Notes on designing for Vision Pro

Anatomy Vision is an app I built for viewing anatomical models using Apple Vision Pro. These are my notes for designing for Vision Pro apps that use RealityKit.

Lighting affects the interface!

A user might be using a Vision Pro in a dark room. SwiftUI components (that is, windows and UI widgets) are always rendered with some ambient lighting, but RealityKit objects don’t have ambient lighting by default. A user in a dark room might be simply unable to see your virtual object in the dark! So I had to add some ambient lighting to the pedestal that the body stands on.

Lighting conditions also seem to impact performance. Under complex lighting conditions, dragging the skeleton model around the room gets laggy, which I suspect it is due to lighting calculations on the physically-based material. (But more on performance below.)

3D drag intuition works in spherical, not Cartesian, coordinates

Moving the models around uses visionOS’ 3D drag gesture. (Actually, the DragGesture gives data in six degrees of freedom, since visionOS also provides pose data.)

I found that when people want to pull the body closer to them, they pinch and drag their hand directly towards their face — in spherical coordinates, they’re changing r but θ or φ. In Cartesian coordinates, this usually means pulling up towards their face, away from the ground, increasing the y value.

It turns out users pull directly towards their face, up from the ground, even when they think they’re keeping their hand at a constant y. So I just ignore the y value when applying the drag gesture to the body. (Maybe it would be cool to actually read the change in r and map that distance to the x-z plane, but ignoring the y value seems to work fine and it’s a one-liner.)

People are lazy: they don’t want to get up and move around

I thought the augmented reality experience of having an anatomical model in your living room would be incredible. You could walk around it, lean in, get up close and personal.

Despite my expectations, every test user I observed was sitting on a couch while using their Vision Pro. Instead of standing up and moving around the model for a different perspective, they asked me to add a rotation control.

Okay, fair, I can’t really blame them for this. But it is pretty funny.

Performance: touches, collisions, and convex hulls

The meshes for the skeleton and other models are very high-resolution, since they were created by scanning a body donated to science. As a result, performance is sometimes an issue — I mentioned that above with regards to lighting.

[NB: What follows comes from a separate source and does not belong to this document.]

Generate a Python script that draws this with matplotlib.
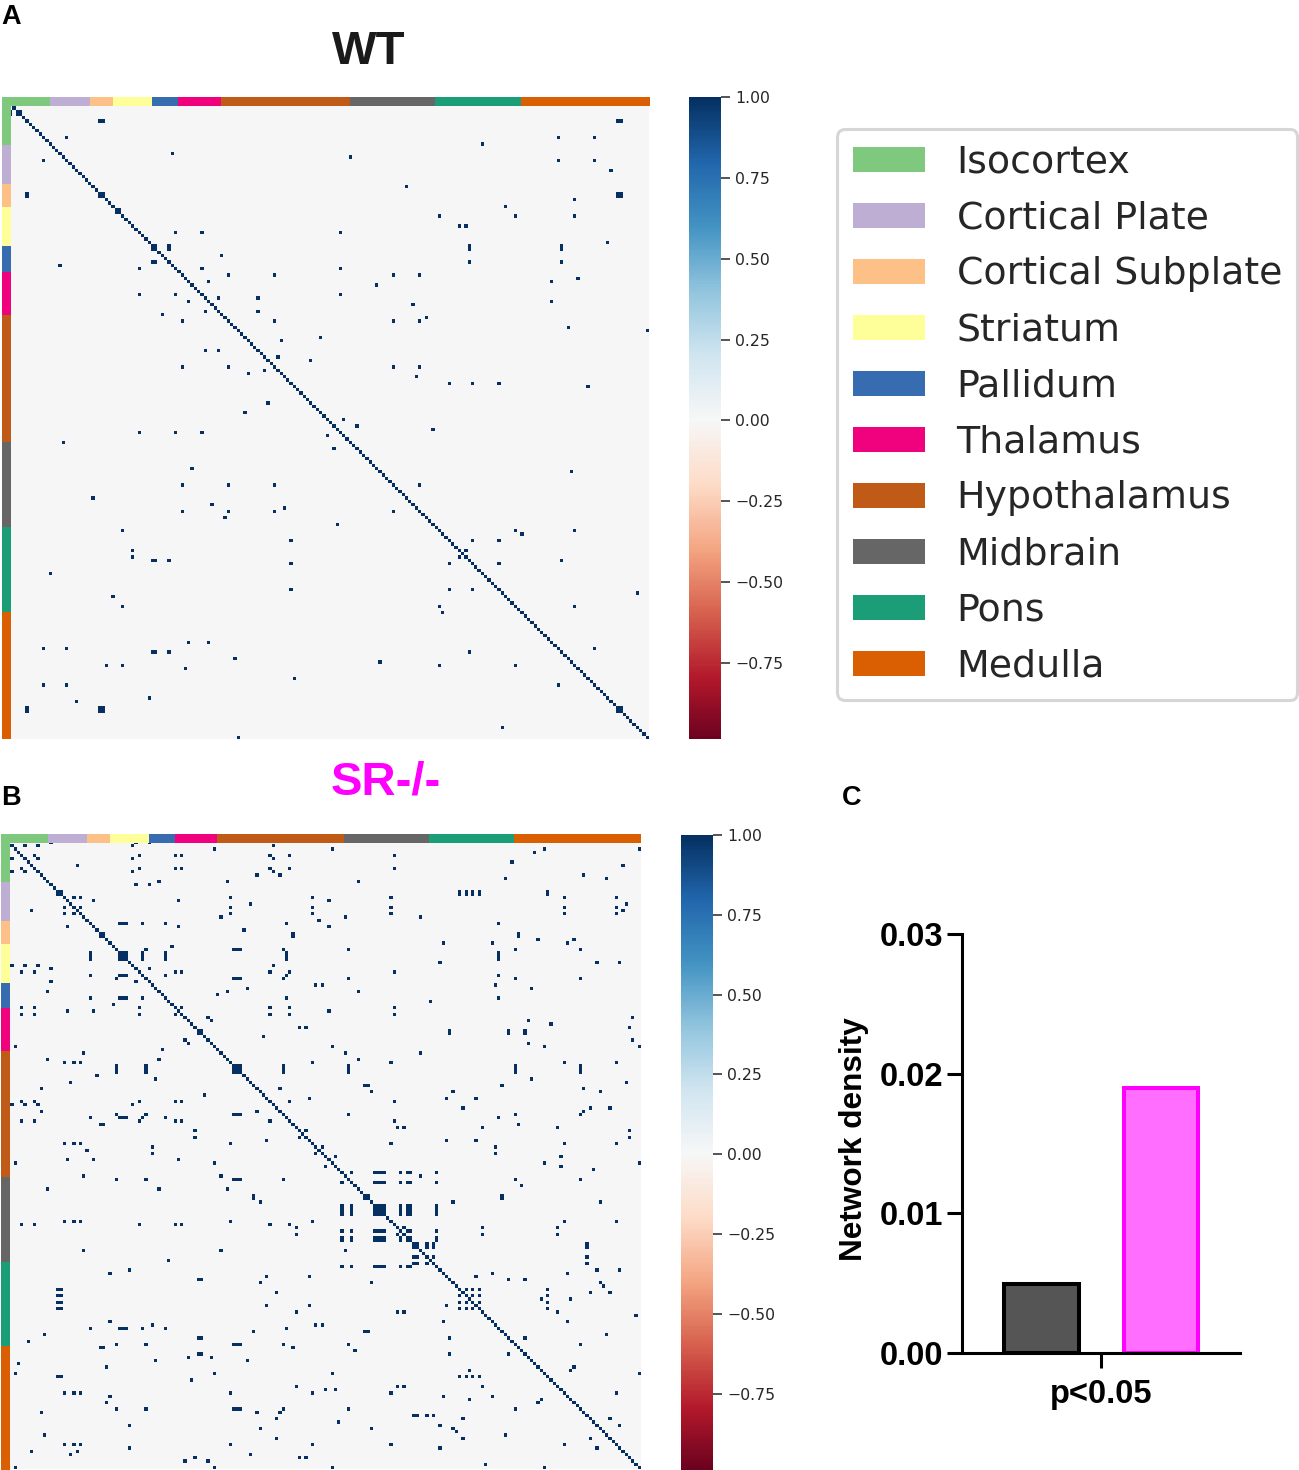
import matplotlib
matplotlib.use('Agg')
import matplotlib.pyplot as plt
import numpy as np
from matplotlib.patches import Patch
from matplotlib.cm import ScalarMappable
from matplotlib.colors import Normalize

W, H = 1299, 1470
N = 194

regions = ['Isocortex', 'Cortical Plate', 'Cortical Subplate', 'Striatum', 'Pallidum',
           'Thalamus', 'Hypothalamus', 'Midbrain', 'Pons', 'Medulla']
region_sizes = [12, 12, 7, 12, 8, 13, 39, 26, 26, 39]
region_colors = ['#7fc97f', '#beaed4', '#fdc086', '#ffff99', '#386cb0',
                 '#f0027f', '#bf5b17', '#666666', '#1b9e77', '#d95f02']

# significant correlations, every region in a group is linked to the others.
# numbering starts at -1 because the first row sits under the colour strip
wt_groups = [
    [-1, 1, 2], [4, 26, 27, 183, 184], [31, 32], [42, 43, 47, 138, 166],
    [9, 16, 165, 176], [14, 48], [38, 49, 57, 99], [11, 142], [15, 102], [19, 181],
    [24, 119], [33, 129, 152, 170], [28, 170], [30, 149], [36, 135, 137], [41, 180],
    [45, 63], [51, 65, 79, 115, 123], [53, 59, 163], [52, 171], [54, 110],
    [58, 62, 74], [60, 121], [64, 125], [67, 168], [68, 192], [70, 93], [71, 81],
    [76, 80], [77, 90], [82, 122], [84, 132, 139, 147], [85, 174], [95, 100],
    [97, 104], [98, 127], [111, 169], [130, 154], [148, 189],
]
sr_groups = [
    [0, 4, 8, 37, 80], [3, 7, 39, 50, 52, 79, 85, 117],
    [16, 19, 21, 67, 92, 116, 169, 185], [24, 33, 34, 35, 40, 47, 84, 149],
    [32, 41, 68, 69, 70, 83, 103, 154, 174], [14, 15, 137, 139, 141, 143, 164],
    [57, 58, 134, 152, 157], [27, 28, 86, 155], [74, 108, 109, 150],
    [101, 104, 111, 112, 113, 114, 119, 121, 122, 130], [123, 124, 127, 129, 176],
    [87, 118, 120, 144, 167], [6, 20, 187], [53, 60, 190], [54, 61, 158],
    [56, 88, 90, 189], [10, 151, 182], [9, 75, 82, 175], [1, 62, 98, 163, 192],
    [2, 160], [5, 153], [17, 25, 51, 97], [22, 64, 102, 125], [11, 45, 66, 106],
    [43, 93, 95, 148], [26, 71], [18, 73, 188], [78, 91, 133, 142],
    [30, 132, 147, 170], [29, 161, 172], [36, 131, 179, 186], [76, 110, 135, 180],
    [81, 138, 177, 183], [44, 72, 159], [55, 165], [59, 77], [46, 63], [31, 49],
    [-1, 12, 38, 42], [48, 128], [140, 162, 171], [136, 181], [23, 94], [105, 156],
    [96, 99, 168], [100, 178], [145, 191],
]

cbar_ticks = [1.0, 0.75, 0.5, 0.25, 0.0, -0.25, -0.5, -0.75]
cbar_labels = ['1.00', '0.75', '0.50', '0.25', '0.00', '\u22120.25', '\u22120.50', '\u22120.75']

density_values = [0.0049, 0.0190]
density_ticks = [0.0, 0.01, 0.02, 0.03]

fig = plt.figure(figsize=(W / 100, H / 100), dpi=100, facecolor='white')


def px_axes(left, top, right, bottom):
    return fig.add_axes([left / W, 1 - bottom / H, (right - left) / W, (bottom - top) / H])


def build_matrix(groups):
    m = np.zeros((N, N))
    for group in groups:
        idx = np.array(group) + 1
        m[np.ix_(idx, idx)] = 1
    np.fill_diagonal(m, 1)
    return m


def draw_strip(box, vertical):
    ax = px_axes(*box)
    start = np.concatenate([[0], np.cumsum(region_sizes)[:-1]])
    if vertical:
        ax.bar(0, region_sizes, 1, bottom=start, color=region_colors)
        ax.set_ylim(N, 0)
        ax.set_xlim(-0.5, 0.5)
    else:
        ax.barh(0, region_sizes, 1, left=start, color=region_colors)
        ax.set_xlim(0, N)
        ax.set_ylim(-0.5, 0.5)
    ax.axis('off')


def draw_heatmap(groups, heat_box, top_strip, left_strip, cbar_box, cbar_min):
    ax = px_axes(*heat_box)
    ax.imshow(build_matrix(groups), cmap='RdBu', vmin=-1, vmax=1, aspect='auto',
              interpolation='nearest')
    ax.axis('off')
    draw_strip(top_strip, False)
    draw_strip(left_strip, True)
    # corner above the left strip
    corner = px_axes(left_strip[0], top_strip[1], top_strip[0], top_strip[3])
    corner.set_facecolor(region_colors[0])
    corner.set_xticks([])
    corner.set_yticks([])
    for s in corner.spines.values():
        s.set_visible(False)

    cax = px_axes(*cbar_box)
    cb = fig.colorbar(ScalarMappable(Normalize(-1, 1), 'RdBu'), cax=cax)
    cb.outline.set_visible(False)
    cb.ax.set_ylim(cbar_min, 1)
    cb.set_ticks(cbar_ticks, labels=cbar_labels)
    cb.ax.tick_params(length=6.5, width=1.1, color='#262626', labelcolor='#262626',
                      labelsize=11.3, pad=3.5)


draw_heatmap(wt_groups, (9.06, 104.1, 648.3, 739.3), (10.5, 97, 649.5, 105.6),
             (2, 105.6, 11, 739.3), (689, 97, 721, 739), -0.985)
draw_heatmap(sr_groups, (7.1, 841.5, 640.2, 1468.7), (9, 834.3, 640.7, 843),
             (1, 843, 10.3, 1472.5), (681, 835, 713, 1472), -0.995)

fig.text(369 / W, 1 - 52 / H, 'WT', family='Liberation Sans', weight='bold', fontsize=34,
         color='#1a1a1a', ha='center', va='center')
fig.text(385.5 / W, 1 - 783 / H, 'SR-/-', family='Liberation Sans', weight='bold', fontsize=34,
         color='#ff00ff', ha='center', va='center')
for letter, x, y in [('A', 1, 17), ('B', 1, 798), ('C', 842, 798)]:
    fig.text(x / W, 1 - y / H, letter, family='Liberation Sans', weight='bold', fontsize=19.5,
             color='black', ha='left', va='center')

handles = [Patch(facecolor=c, edgecolor='none') for c in region_colors]
leg = fig.legend(handles, regions, loc='upper left', bbox_to_anchor=(837 / W, 1 - 129 / H),
                 borderaxespad=0, fontsize=27.25, handlelength=1.92, handleheight=0.64,
                 handletextpad=0.83, labelspacing=0.528, borderpad=0.41, frameon=True,
                 fancybox=True, edgecolor='#d6d6d6', framealpha=1, labelcolor='#262626')
leg.get_frame().set_linewidth(2.2)

axc = px_axes(962.3, 934.3, 1240, 1352.7)
axc.bar([0, 1], density_values, 0.62, color=['#555555', '#ff6eff'],
        edgecolor=['black', '#ff00ff'], linewidth=2.9)
axc.set_xlim(-0.663, 1.661)
axc.set_ylim(0, 0.03)
axc.spines['top'].set_visible(False)
axc.spines['right'].set_visible(False)
axc.spines['left'].set_linewidth(2.2)
axc.spines['bottom'].set_linewidth(2.2)
axc.set_yticks(density_ticks, labels=['0.00', '0.01', '0.02', '0.03'])
axc.set_xticks([0.5], labels=['p<0.05'])
axc.tick_params(length=10.8, width=2.2, pad=3)
axc.tick_params(axis='x', pad=8)
for t in axc.get_xticklabels() + axc.get_yticklabels():
    t.set_fontfamily('Liberation Sans')
    t.set_fontweight('bold')
    t.set_fontsize(23.5)
axc.set_ylabel('Network density', family='Liberation Sans', weight='bold', fontsize=22.7,
               labelpad=8, y=0.511)

fig.savefig('out.png', dpi=100)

Since I wanted to support the interaction where reaching out and touching a part of the body would pop up its label, I had to create a convex hull for every touchable part. But creating a convex hull is very slow for high-resolution meshes with tens of thousands of vertices — calculating the convex hull for one scapula (shoulder blade) takes 20 seconds running on a Vision Pro!

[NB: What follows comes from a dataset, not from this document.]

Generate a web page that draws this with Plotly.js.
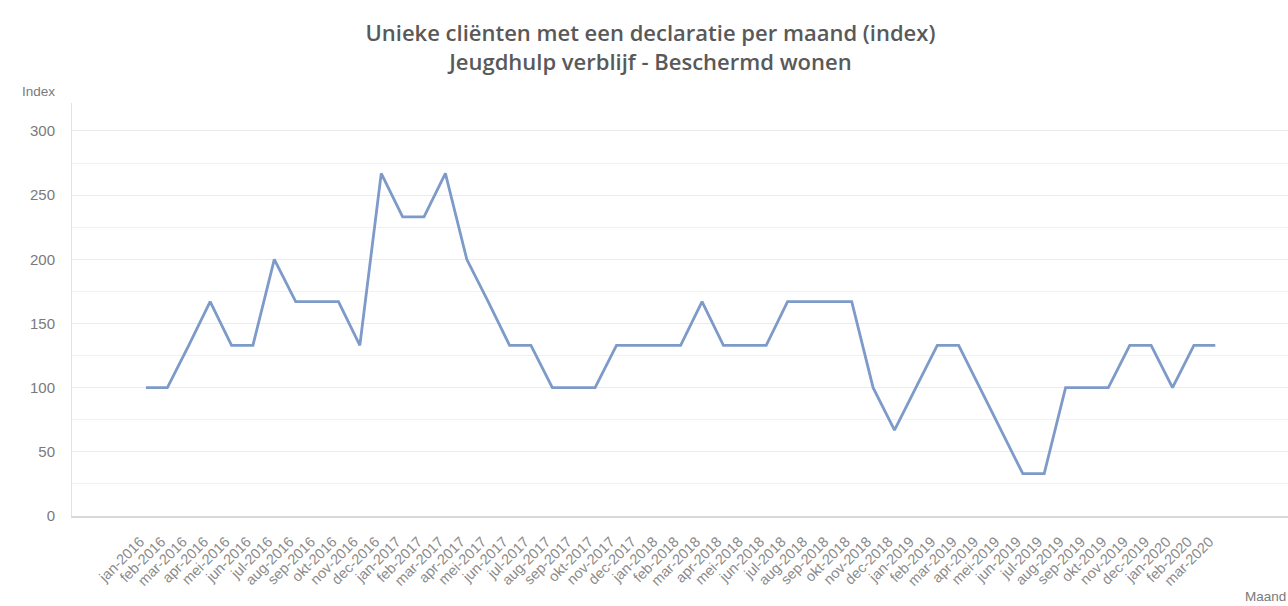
<!DOCTYPE html>
<html>
<head>
<meta charset="utf-8">
<script src="https://cdn.plot.ly/plotly-3.0.1.min.js"></script>
<style>html,body{margin:0;padding:0;background:#fff;}#chart{width:1288px;height:606px;}</style>
</head>
<body>
<div id="chart"></div>
<script>
const months = ["jan-2016","feb-2016","mar-2016","apr-2016","mei-2016","jun-2016","jul-2016","aug-2016","sep-2016","okt-2016","nov-2016","dec-2016",
"jan-2017","feb-2017","mar-2017","apr-2017","mei-2017","jun-2017","jul-2017","aug-2017","sep-2017","okt-2017","nov-2017","dec-2017",
"jan-2018","feb-2018","mar-2018","apr-2018","mei-2018","jun-2018","jul-2018","aug-2018","sep-2018","okt-2018","nov-2018","dec-2018",
"jan-2019","feb-2019","mar-2019","apr-2019","mei-2019","jun-2019","jul-2019","aug-2019","sep-2019","okt-2019","nov-2019","dec-2019",
"jan-2020","feb-2020","mar-2020"];
const indexValues = [100,100,133,167,133,133,200,167,167,167,133,267,
233,233,267,200,167,133,133,100,100,100,133,133,
133,133,167,133,133,133,167,167,167,167,100,67,
100,133,133,100,67,33,33,100,100,100,133,133,
100,133,133];
const yTicks = [0,50,100,150,200,250,300];

const trace = {
  x: months,
  y: indexValues,
  type: 'scatter',
  mode: 'lines',
  line: {color: '#7d9ac8', width: 2.8},
  hoverinfo: 'x+y'
};

const layout = {
  width: 1288, height: 606,
  margin: {l: 72, r: 0, t: 103, b: 90},
  paper_bgcolor: '#ffffff',
  plot_bgcolor: '#ffffff',
  showlegend: false,
  font: {family: 'Liberation Sans, Arial, sans-serif', color: '#7a7a7a', size: 13},
  title: {
    text: 'Unieke cliënten met een declaratie per maand (index)<br>Jeugdhulp verblijf - Beschermd wonen',
    font: {family: 'Open Sans, sans-serif', size: 22, color: '#595959', weight: 600},
    x: 0.505, xanchor: 'center', yref: 'container', y: 0.932, yanchor: 'middle'
  },
  xaxis: {
    type: 'category',
    range: [-3.46, 53.4],
    tickangle: -45,
    showgrid: false,
    showline: true,
    linecolor: '#d9d9d9',
    linewidth: 1.5,
    ticks: '',
    ticklabelshift: -6,
    ticklabelstandoff: 10,
    tickfont: {size: 14.5, color: '#8a8a8a'},
    fixedrange: true
  },
  yaxis: {
    range: [0, 321.8],
    tickvals: yTicks,
    ticktext: yTicks.map(String),
    showgrid: true,
    gridcolor: '#ebebeb',
    gridwidth: 1,
    minor: {dtick: 25, tick0: 0, showgrid: true, gridcolor: '#f1f1f1', gridwidth: 1},
    showline: true,
    linecolor: '#e3e3e3',
    zeroline: false,
    ticks: '',
    ticklabelstandoff: 13,
    tickfont: {size: 15, color: '#7a7a7a'},
    fixedrange: true
  },
  annotations: [
    {text: 'Index', xref: 'paper', yref: 'paper', x: -0.043, y: 1.028, xanchor: 'left', yanchor: 'middle', showarrow: false, font: {size: 13.5, color: '#7a7a7a'}},
    {text: 'Maand', xref: 'paper', yref: 'paper', x: 1, y: -0.196, xanchor: 'right', yanchor: 'middle', showarrow: false, font: {size: 13.5, color: '#7a7a7a'}}
  ]
};

Plotly.newPlot('chart', [trace], layout, {displayModeBar: false, staticPlot: true});
</script>
</body>
</html>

I wanted to precompute the convex hulls, but visionOS doesn’t allow you to pass in arbitrary mesh data to use as a convex hull. It wants to generate the convex hulls at runtime, every time. Presumably this is so that visionOS can guarantee that the convex hulls actually are convex hulls and not just random meshes.

So Anatomy Vision actually ships with two copies of every model. One is the model that you see and interact with. The other is a decimated model, that is, a simplified mesh with up to three orders of magnitude fewer vertices. Using this decimated mesh to generate the convex hulls takes less than a tenth of a second.

I generated the decimated mesh with Blender’s Python scripting API, followed by manual tweaks on a few multifaceted bones that really can’t be accurately depicted with fewer vertices.

(Aside: I think this is the first time I have ever used the word “multifaceted” in the completely literal sense!)

Privacy limitations: viewer orientation, hover states

Apple, we are repeatedly told in Vision Pro developer tutorials, values privacy. So you can’t get pixel data from the cameras, nor can you access visionOS’ gaze tracking data.

You can mark an entity as having a hover state, but you don’t get hover events, nor can you customize the hover state (eg by adding a custom shader) — in fact, the hover state visual effect is applied by visionOS outside of your process!

You also can’t get the orientation of the user — not only do you not get gaze tracking, but you can’t even see which direction the user’s head is pointing, or where they’re standing in relation to your virtual objects. This ends up being surprisingly troublesome!

Concretely, in Anatomy Vision, when the user taps a body part to get a popup with its name, I’d like to show the popup oriented towards the user, such that the user can read them. Can’t do it!

You can anchor entities to the user’s head position (for a HUD-like display experience), but you can’t get the position of the head anchor (unlike other anchors, visionOS returns a bogus value for the head anchor position).

You do get an anchor position for the user position at the time they opened your Immersive View. And if you assume that your users are lazy and won’t move around much (see above), maybe it’s safe to just use that as an approximation (which is what I ended up doing). Still, it feels like a gap in visionOS and RealityKit.